Five takes on 'Light and Spirit' at Ross Gallery 

The exhibit currently on view in St. John Fisher's Patricia O'Keefe Ross Art Gallery features five artists working in various styles, techniques, and subject matter, all loosely bound by the concepts of "light" and "spirit."

Sophia Amm's nine large acrylic and pastel paintings each have to do with division of some sort. Fissures run down the centers, creating separations along color, gender, and psychological lines, and speak to the conflict Amm observes in our efforts to co-exist. In "Once Lovers," female and male torsos face one another, with a tangle of static running between the two. Conflict with the self is included also with "We Are What We Think," in which a central human figure in profile bisects a big blue brain that fills the background.

Jane Notides-Benzing's three wall-mounted works use an energetic, chaotic combination of media to examine atmospheric elements. Looking skyward for her inspiration, Notides-Benzing has layered transparencies streaked with color, sparkling beads suspended by fishing line, and the glow of LED lights. In "Blown back among the stars," she's suspended beads and fibrous fishing lure filaments in front of a black background, resulting in a subtle twinkling and the appearance of two figure-like masses that seem to be leaking matter back into the great abyss.

John Kosboth's sole digital print, "What Part of Memory is Real?," features a glaringly bright ghost of a woman looking out at the viewer, her form rending and fading into a mass of colorful, warped shapes. One other figure is caught in this web of spun pixels: to the right, a man stands in a threshold to a street scene, and it is uncertain if he is part of her reverie or if she is his.
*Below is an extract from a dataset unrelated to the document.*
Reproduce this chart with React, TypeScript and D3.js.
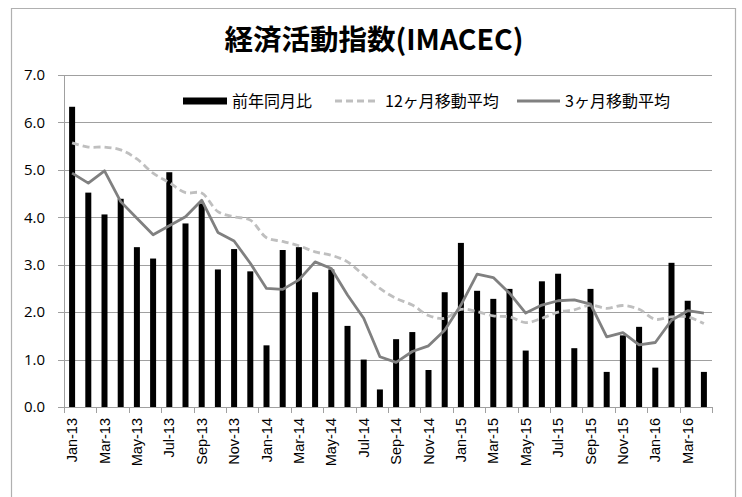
import React from "react"
import * as d3 from "d3"

const months = [
  "Jan-13", "Feb-13", "Mar-13", "Apr-13", "May-13", "Jun-13", "Jul-13", "Aug-13", "Sep-13", "Oct-13", "Nov-13", "Dec-13",
  "Jan-14", "Feb-14", "Mar-14", "Apr-14", "May-14", "Jun-14", "Jul-14", "Aug-14", "Sep-14", "Oct-14", "Nov-14", "Dec-14",
  "Jan-15", "Feb-15", "Mar-15", "Apr-15", "May-15", "Jun-15", "Jul-15", "Aug-15", "Sep-15", "Oct-15", "Nov-15", "Dec-15",
  "Jan-16", "Feb-16", "Mar-16", "Apr-16"
]

// 前年同月比
const yoy = [
  6.33, 4.52, 4.06, 4.39, 3.37, 3.13, 4.95, 3.87, 4.29, 2.90, 3.33, 2.86,
  1.30, 3.31, 3.37, 2.42, 2.90, 1.71, 1.00, 0.37, 1.43, 1.58, 0.78, 2.42,
  3.46, 2.45, 2.28, 2.49, 1.19, 2.65, 2.81, 1.24, 2.49, 0.74, 1.51, 1.69,
  0.83, 3.04, 2.24, 0.74
]

// 12ヶ月移動平均
const ma12 = [
  5.57, 5.48, 5.48, 5.42, 5.23, 4.93, 4.73, 4.52, 4.51, 4.12, 4.01, 3.94,
  3.57, 3.49, 3.40, 3.27, 3.20, 3.06, 2.78, 2.50, 2.29, 2.15, 1.93, 1.87,
  2.06, 2.01, 1.92, 1.90, 1.78, 1.87, 2.00, 2.05, 2.15, 2.08, 2.14, 2.06,
  1.85, 1.90, 1.90, 1.76
]

// 3ヶ月移動平均
const ma3 = [
  4.93, 4.72, 4.98, 4.33, 3.98, 3.63, 3.82, 4.01, 4.36, 3.68, 3.50, 3.03,
  2.50, 2.48, 2.68, 3.06, 2.92, 2.36, 1.87, 1.06, 0.94, 1.17, 1.29, 1.62,
  2.15, 2.80, 2.73, 2.40, 1.98, 2.15, 2.24, 2.26, 2.17, 1.48, 1.57, 1.31,
  1.36, 1.83, 2.03, 1.98
]

const yTicks = [0, 1, 2, 3, 4, 5, 6, 7]

const W = 742
const H = 497
const plot = { left: 64, right: 712, top: 75, bottom: 407 }

export default function App() {
  const x = d3.scaleBand<string>()
    .domain(months)
    .range([plot.left, plot.right])
    .paddingInner(0.63)
    .paddingOuter(0.315)
  const bw = x.bandwidth()
  const step = x.step()
  const cx = (m: string) => (x(m) as number) + bw / 2
  const edge = (m: string) => (x(m) as number) - (step - bw) / 2

  const y = d3.scaleLinear().domain([0, 7]).range([plot.bottom, plot.top])

  const line = d3.line<number>()
    .x((_, i) => cx(months[i]))
    .y(d => y(d))
  // excel-style smoothed line for the 12 month average
  const smooth = d3.line<number>()
    .x((_, i) => cx(months[i]))
    .y(d => y(d))
    .curve(d3.curveCatmullRom.alpha(0.5))

  const tickXs = months.filter((_, i) => i % 2 === 0).map(edge).concat([plot.right])

  const gridColor = "#a0a0a0"
  const jp = "'Noto Sans CJK JP', 'Noto Sans', sans-serif"

  return (
    <svg width={W} height={H} style={{ position: "absolute", left: 0, top: 0, background: "#fff" }}>
      <path d={`M11.5,${H + 2} V8.5 H735.5 V${H + 2}`} fill="none" stroke="#b0b0b0" strokeWidth={1.2} />

      <text x={374} y={50} textAnchor="middle" fontFamily={jp} fontWeight="bold" fontSize={28.5} fill="#000">
        経済活動指数(IMACEC)
      </text>

      {yTicks.map(t => (
        <g key={t}>
          <line x1={plot.left - 6} x2={plot.right} y1={Math.round(y(t)) + 0.5} y2={Math.round(y(t)) + 0.5}
            stroke={gridColor} strokeWidth={1} />
          <text x={45} y={y(t)} dy="0.35em" textAnchor="end" fontFamily="'Open Sans', sans-serif" fontSize={15} fill="#000">
            {t.toFixed(1)}
          </text>
        </g>
      ))}
      <line x1={plot.left + 0.5} x2={plot.left + 0.5} y1={plot.top} y2={plot.bottom} stroke={gridColor} />

      {tickXs.map((tx, i) => (
        <line key={i} x1={Math.round(tx) + 0.5} x2={Math.round(tx) + 0.5} y1={plot.bottom} y2={plot.bottom + 6} stroke={gridColor} />
      ))}
      {months.map((m, i) => i % 2 === 0 ? (
        <text key={m} transform={`translate(${cx(m)},${plot.bottom + 11}) rotate(-90)`} textAnchor="end" dy="0.35em"
          fontFamily="'Liberation Sans', Arial, sans-serif" fontSize={14.5} fill="#000">
          {m}
        </text>
      ) : null)}

      {yoy.map((v, i) => (
        <rect key={i} x={x(months[i])} y={y(v)} width={bw} height={plot.bottom - y(v)} fill="#000" />
      ))}

      <path d={smooth(ma12) || ""} fill="none" stroke="#bfbfbf" strokeWidth={2.8} strokeDasharray="7,4" />
      <path d={line(ma3) || ""} fill="none" stroke="#808080" strokeWidth={2.8} strokeLinejoin="round" />

      <g fontFamily={jp} fontSize={16} fill="#000">
        <rect x={183} y={97.5} width={44} height={7} fill="#000" />
        <text x={232} y={101} dy="0.35em">前年同月比</text>
        <line x1={335} x2={378} y1={101} y2={101} stroke="#bfbfbf" strokeWidth={2.8} strokeDasharray="7,4" />
        <text x={385} y={101} dy="0.35em">12ヶ月移動平均</text>
        <line x1={517} x2={560} y1={101} y2={101} stroke="#808080" strokeWidth={2.8} />
        <text x={565} y={101} dy="0.35em">3ヶ月移動平均</text>
      </g>
    </svg>
  )
}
With a style that's identifiable across media, Richard Harvey's sculptures, ceramic masks, and mixed media paintings are raw and stripped down representations of figures and faces. Harvey's "Earth Two" is like a soil sprite bound in burlap and cord, with a head like a root vegetable and little sprouts emerging from its crown.

The wall-mounted mixed-media work, "Earth One," reads equally as an ancient doll and a ceremonial fetish. Flat-bodied and collared in fiber, an encaustic-adorned globe of a head apprehends the viewer with two simple holes for eyes, and twig-like appendages cap the piece like rays.

The pale face in Harvey's "Solitude in Blue" is vaguely reminiscent of a Modigliani painting, with its fine lines and dark pools of eyes. A bruise-colored, turbulent mood sweeps across the brow, and the expression is impossibly far away. In "Sundown," he captures a similar, haunted expression -- remarkably, he conveys his subject staring into the middle-distance with just a few lines and mottled color, this time in warmer hues.

I was familiar with Loraine Cooley's fine sculptural jewelry, but am now equally impressed by her mixed media sculptures. Both showcase a refined skillset and a preoccupation with spiritual and terrestrial journeys.

Cooley's "Vessel I" and "Vessel II" sculptures anthropomorphize the boat form, balancing the smooth bulk of each metal body on impossibly thin, willowy legs, creating creatures that brought Salvador Dali's stilt-walking elephants to mind. As graceful as they are, there's a certain anxiety hovering around them, particularly with "Vessel II," with its fragile ribcage exposed to the sky.

Between the two vessels, Cooley's tiny triptych fleet, "Phases: Birth-Chaos-Rest," sail side-by-side. The three silver boats each visually represent a part of the journey -- and are filled with gently flowering forms, with a crash of angry spikes, and with skeletal remains, respectively.

Of all the works in this show, I kept returning to Cooley's small sculpture, "Waiting/Wishing." The simple piece is composed of a small metal ball on a pedestal, with a tiny chair perched on the globe. Cooley's made this simple work gestural, with the sinewy back of the chair extending impossibly high, searching the atmosphere like a pair of antennae.

And the passage of time is ever-so-slightly suggested as the chair is perched at an angle, as if rooted to a globe that is rotating. For such simple, subtle imagery, the sculpture beautifully conveys the helpless feeling of longing.